To celebrate, I am going to share with you a short story that I found when I was visiting my parents. I wrote it when I was 9. I was way into horses. Somehow, I think I enjoy this writing style even more than what the one I use now. It seems more polished, more... I dunno, writerly. Maybe I'll get back there one day.

Snuggles, The Love Horse
In a land far away, where the lush, rolling hills are covered with lilies that bloom at the first ray of dawn, there lived a dark grey stallion and a pink-as-sunset mare.
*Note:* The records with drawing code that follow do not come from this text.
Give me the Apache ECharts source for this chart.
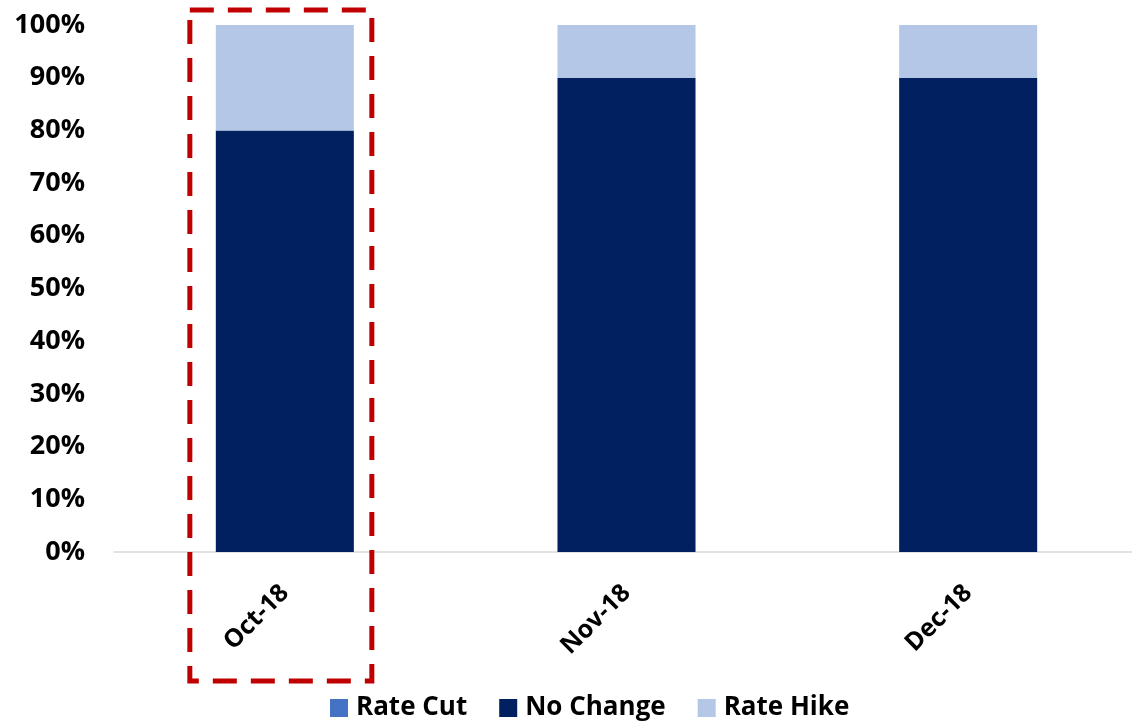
<!DOCTYPE html>
<html>
<head>
<meta charset="utf-8">
<script src="https://cdn.jsdelivr.net/npm/echarts@6/dist/echarts.min.js"></script>
<style>
  html, body { margin: 0; padding: 0; background: #fff; overflow: hidden; }
  #chart { width: 1139px; height: 727px; }
</style>
</head>
<body>
<div id="chart"></div>
<script>
const categories = ['Oct-18', 'Nov-18', 'Dec-18'];
const rateCut = [0, 0, 0];
const noChange = [80, 90, 90];
const rateHike = [20, 10, 10];

const chart = echarts.init(document.getElementById('chart'));
const font = '"Open Sans", "Liberation Sans", sans-serif';

const barSeries = (name, data, color) => ({
  name,
  type: 'bar',
  stack: 'total',
  data,
  barWidth: '40.4%',
  itemStyle: { color }
});

chart.setOption({
  animation: false,
  textStyle: { fontFamily: font },
  grid: { left: 114, right: 0, top: 25, bottom: 175 },
  legend: {
    bottom: 1,
    left: 325,
    itemWidth: 18,
    itemHeight: 18,
    itemGap: 32,
    icon: 'rect',
    textStyle: { fontSize: 26, fontWeight: 'bold', color: '#000', fontFamily: font, padding: [0, 0, 0, 3] }
  },
  xAxis: {
    type: 'category',
    data: categories,
    axisLine: { lineStyle: { color: '#d9d9d9', width: 1.5 } },
    axisTick: { show: false },
    axisLabel: {
      rotate: 45,
      margin: 37,
      fontSize: 25,
      fontWeight: 'bold',
      color: '#000',
      fontFamily: font
    }
  },
  yAxis: {
    type: 'value',
    min: 0,
    max: 100,
    interval: 10,
    splitLine: { show: false },
    axisLine: { show: false },
    axisTick: { show: false },
    axisLabel: {
      formatter: '{value}%',
      margin: 29,
      fontSize: 27,
      fontWeight: 'bold',
      color: '#000',
      fontFamily: font
    }
  },
  series: [
    barSeries('Rate Cut', rateCut, '#4472C4'),
    barSeries('No Change', noChange, '#002060'),
    barSeries('Rate Hike', rateHike, '#B4C7E7')
  ]
});

// dashed highlight box around the first category
const cx = chart.convertToPixel({ xAxisIndex: 0 }, categories[0]);
const top100 = chart.convertToPixel({ yAxisIndex: 0 }, 100);
chart.setOption({
  graphic: [{
    type: 'rect',
    shape: { x: cx - 95, y: top100 - 15, width: 182, height: 671 },
    style: { fill: 'none', stroke: '#C00000', lineWidth: 5, lineDash: [24, 14] },
    z: 100
  }]
});
</script>
</body>
</html>
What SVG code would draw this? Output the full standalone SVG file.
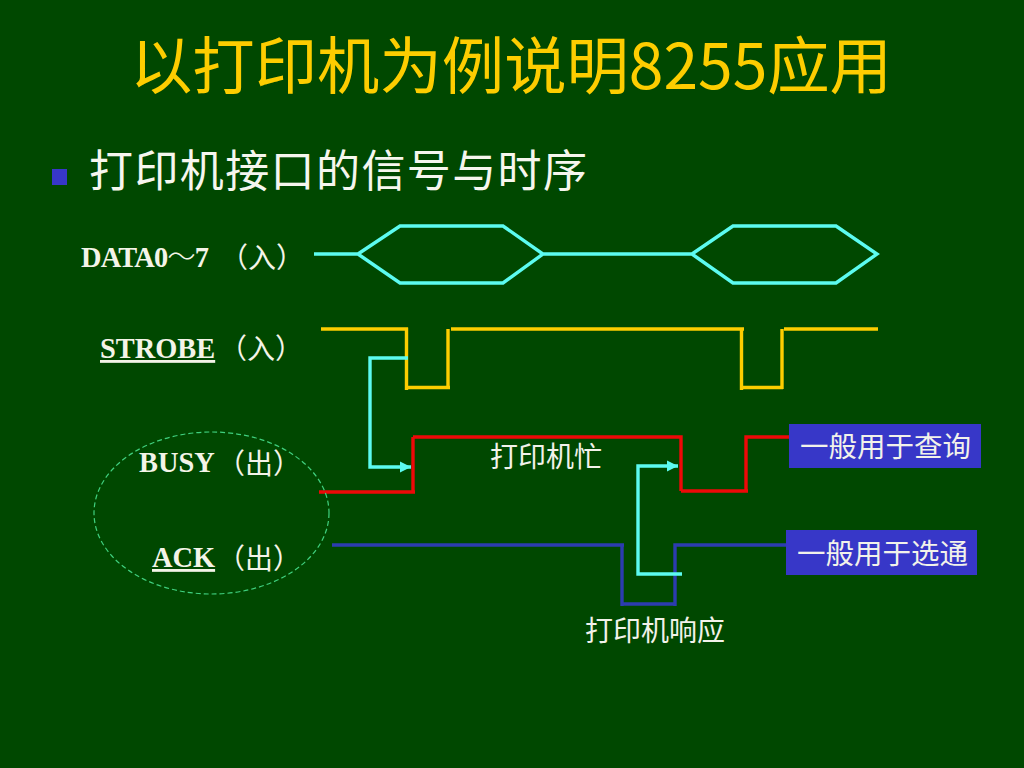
<svg xmlns="http://www.w3.org/2000/svg" width="1024" height="768" viewBox="0 0 1024 768">
<style>
.cjk{font-family:"Noto Sans CJK SC","Noto Sans",sans-serif}
.lab{font-family:"Liberation Serif","Noto Sans CJK SC",serif;font-weight:bold;font-size:28.400px;fill:#f4f4e8}
.lz{font-family:"Noto Sans CJK SC",serif;font-weight:400;font-size:28px;fill:#f4f4e8}
.w{fill:#f2f2ea;font-size:28.500px}
.f{fill:#f2f2ea;font-size:28px}
.l{fill:none;stroke-width:3.400;stroke-linejoin:miter}
.cy{stroke:#5cfbf0}.ye{stroke:#fdcd00}.re{stroke:#ee0808}.bl{stroke:#2c3cb0}
.box{fill:#3737c8}
</style>
<defs>
<marker id="ah" markerUnits="userSpaceOnUse" markerWidth="13" markerHeight="13" refX="11" refY="6" orient="auto"><path d="M0 0.500L11 6L0 11.500z" fill="#5cfbf0"/></marker>
</defs>
<rect width="1024" height="768" fill="#004800"/>
<g id="title"><text class="cjk" x="130" y="89" font-size="62.400" fill="#fdcd00" textLength="762">以打印机为例说明8255应用</text></g>
<g id="subtitle"><rect x="52" y="169" width="15" height="16" fill="#3737c8"/><text class="cjk" x="89" y="187" font-size="44" fill="#f6f6ee" textLength="498">打印机接口的信号与时序</text></g>
<g id="connectors">
<path class="l cy" d="M314 254H358L400 226H503L543 254L503 283H400L358 254M543 254H692L733 226H836L877 254L836 283H733L692 254"/>
<path class="l ye" d="M321 329H408M406.500 327.500V390M406 387.500H450M448 389V329M451 329H744M741.500 330V390M741 387.500H783M782 389V329M784 329H878"/>
<path class="l re" d="M319 492H415M413 493V437M413 437H681V491M681 491H748M746 492V437H790"/>
<path class="l bl" d="M332 545H624M622 544V606M622 604H676M675 606V545H786"/>
<path class="l cy" d="M408 358H370V467H411" marker-end="url(#ah)"/>
<path class="l cy" d="M682 574H638V466H678" marker-end="url(#ah)"/>
<ellipse cx="211.500" cy="513" rx="117.500" ry="81" fill="none" stroke="#3fd07e" stroke-width="1.200" stroke-dasharray="5 3"/>
</g>
<g id="node-data"><text class="lab" x="81" y="267" textLength="128">DATA0<tspan font-family="Noto Sans CJK SC" font-weight="300">～</tspan>7</text><text class="lz" x="220" y="268">（入）</text></g>
<g id="node-strobe"><text class="lab" x="100" y="358" text-decoration="underline">STROBE</text><text class="lz" x="219" y="359">（入）</text></g>
<g id="node-busy"><text class="lab" x="139" y="472">BUSY</text><text class="lz" x="217" y="474">（出）</text></g>
<g id="node-ack"><text class="lab" x="152" y="567" text-decoration="underline">ACK</text><text class="lz" x="217" y="569">（出）</text></g>
<g id="label-busy"><text class="cjk f" x="490" y="467">打印机忙</text></g>
<g id="label-ack"><text class="cjk f" x="585" y="641">打印机响应</text></g>
<g id="box-query"><rect class="box" x="789" y="424" width="192" height="44"/><text class="cjk w" x="800" y="457">一般用于查询</text></g>
<g id="box-select"><rect class="box" x="786" y="530" width="191" height="45"/><text class="cjk w" x="797" y="564">一般用于选通</text></g>
</svg>
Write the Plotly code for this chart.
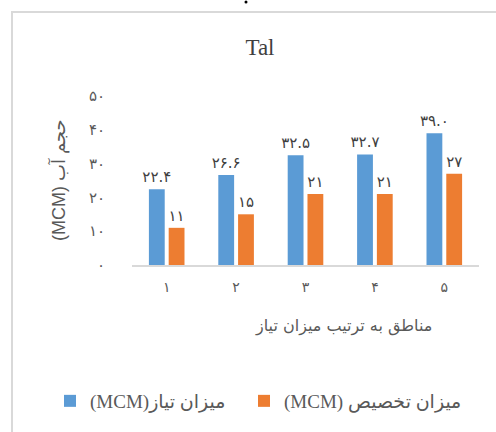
import plotly.graph_objects as go

# ---- data ----
categories = [1, 2, 3, 4, 5]
category_labels = ["۱", "۲", "۳", "۴", "۵"]
demand = [22.4, 26.6, 32.5, 32.7, 39.0]      # میزان نیاز
allocation = [11, 15, 21, 21, 27]            # میزان تخصیص
y_ticks = [0, 10, 20, 30, 40, 50]
y_tick_labels = ["۰", "۱۰", "۲۰", "۳۰", "۴۰", "۵۰"]
demand_name = "(MCM)میزان تیاز"
allocation_name = "(MCM) میزان تخصیص"
chart_title = "Tal"
x_title = "مناطق به ترتیب میزان تیاز"
y_title = "(MCM) حجم آب"

FA = str.maketrans("0123456789", "۰۱۲۳۴۵۶۷۸۹")
demand_text = [f"{v:.1f}".translate(FA) for v in demand]
allocation_text = [f"{v:g}".translate(FA) for v in allocation]

W, H = 496, 432
L, R, T, B = 132, 17, 96, 167
pw, ph = W - L - R, H - T - B

def px_to_paper_x(px):
    return (px - L) / pw

def px_to_paper_y(py):
    return (H - B - py) / ph

lab_font = dict(family="DejaVu Sans", size=15, color="#404040")
leg_font = dict(family="Liberation Serif, DejaVu Sans", size=19, color="#595959")

fig = go.Figure()
fig.add_trace(go.Bar(
    x=categories, y=demand, name=demand_name, legend="legend",
    marker=dict(color="#5b9bd5", line=dict(width=0)),
    text=demand_text, textposition="outside", textfont=lab_font,
    constraintext="none", cliponaxis=False,
))
fig.add_trace(go.Bar(
    x=categories, y=allocation, name=allocation_name, legend="legend2",
    marker=dict(color="#ed7d31", line=dict(width=0)),
    text=allocation_text, textposition="outside", textfont=lab_font,
    constraintext="none", cliponaxis=False,
))

fig.update_layout(
    width=W, height=H,
    margin=dict(l=L, r=R, t=T, b=B),
    paper_bgcolor="white", plot_bgcolor="white",
    barmode="group", bargap=0.43, bargroupgap=0.2,
    showlegend=True,
    legend=dict(
        orientation="h", x=px_to_paper_x(50), y=px_to_paper_y(401),
        xanchor="left", yanchor="middle", font=leg_font, itemwidth=30,
        bgcolor="rgba(0,0,0,0)",
    ),
    legend2=dict(
        orientation="h", x=px_to_paper_x(244), y=px_to_paper_y(401),
        xanchor="left", yanchor="middle", font=leg_font, itemwidth=30,
        bgcolor="rgba(0,0,0,0)",
    ),
    title=dict(
        text=chart_title, x=260 / W, xref="container", xanchor="center",
        y=1 - 47 / H, yref="container", yanchor="middle",
        font=dict(family="Liberation Serif", size=23, color="#404040"),
    ),
)

fig.update_xaxes(
    tickmode="array", tickvals=categories, ticktext=category_labels,
    showline=True, linecolor="#d9d9d9", linewidth=1.5,
    showgrid=False, ticks="", zeroline=False,
    ticklabelstandoff=8,
    tickfont=dict(family="DejaVu Sans", size=14, color="#595959"),
    range=[0.5, 5.5],
)
fig.update_yaxes(
    tickmode="array", tickvals=y_ticks, ticktext=y_tick_labels,
    range=[0, 50], showline=False, showgrid=False, zeroline=False, ticks="",
    ticklabelstandoff=26,
    tickfont=dict(family="DejaVu Sans", size=15, color="#595959"),
)

fig.add_annotation(
    text=x_title, xref="paper", yref="paper",
    x=px_to_paper_x(343), y=px_to_paper_y(326),
    showarrow=False, xanchor="center", yanchor="middle",
    font=dict(family="DejaVu Sans", size=16, color="#595959"),
)
fig.add_annotation(
    text=y_title, xref="paper", yref="paper",
    x=px_to_paper_x(58), y=px_to_paper_y(180), textangle=-90,
    showarrow=False, xanchor="center", yanchor="middle",
    font=dict(family="Liberation Sans, DejaVu Sans", size=18, color="#595959"),
)

# small stray dot at the top edge of the crop
fig.add_shape(
    type="circle", xref="paper", yref="paper",
    x0=px_to_paper_x(244.5), y0=px_to_paper_y(0.5),
    x1=px_to_paper_x(247.5), y1=px_to_paper_y(3.5),
    line=dict(width=0), fillcolor="#000000",
)

# chart border (extends beyond the visible crop on right and bottom)
fig.add_shape(
    type="rect", xref="paper", yref="paper",
    x0=px_to_paper_x(12), y0=px_to_paper_y(12),
    x1=px_to_paper_x(W + 20), y1=px_to_paper_y(H + 20),
    line=dict(color="#d9d9d9", width=2), fillcolor="rgba(0,0,0,0)",
    layer="below",
)

fig.write_html(
    "out.html",
    config={"displayModeBar": False},
    post_script="document.body.style.margin='0';document.body.style.overflow='hidden';",
)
They lived in peace at the foot of a hill by a gurgling brook.
This land was really a rather big island, but the stallion wished to believe that this many hundred miles from the shore isle was part of the closest mainland, Hawaii. But the small family lived in happiness, though always trying to think of a perfect name for the island.
One day the grey stallion, whose name was Royal, began a small journey around the outskirts of the beaches, cliffs, and rocks on the shoreline. Royal and his mare, Elka, steadily walked along. The shoreline had changed from winter storms, and a lot of kelp had been washed on the beach. At one beach along the way Royal stopped, sniffing the air questioningly. Suddenly he gave a command Elka had never heard before. Royal stamped his hoof. This meant 'danger, wolves'. Elka stood paralyzed. Her heart was a jet, going faster and faster. There lay a wounded otter, straight in the bloodthirsty wolves' path.
Royal felt the same as Elka but a bit braver. Up they jumped, two in the form of one. Only courage bonded them. As she had thought, Royal did not kill the fiery-eyed wolves. Instead, he went straight for the otter, picked him up and threw him up, scaring Elka very much, but she kept on going.
Suddenly the earth swallowed them up, and they were sitting in front of a throne. Elka gasped. Snuggles, the love horse, was sitting right on the throne! "You have learned the secret of life. You have won our game. You have won..." Elka carefully straightened her crown and looked down upon her ruffled dress as they went back to Courage, her island, her home, at last.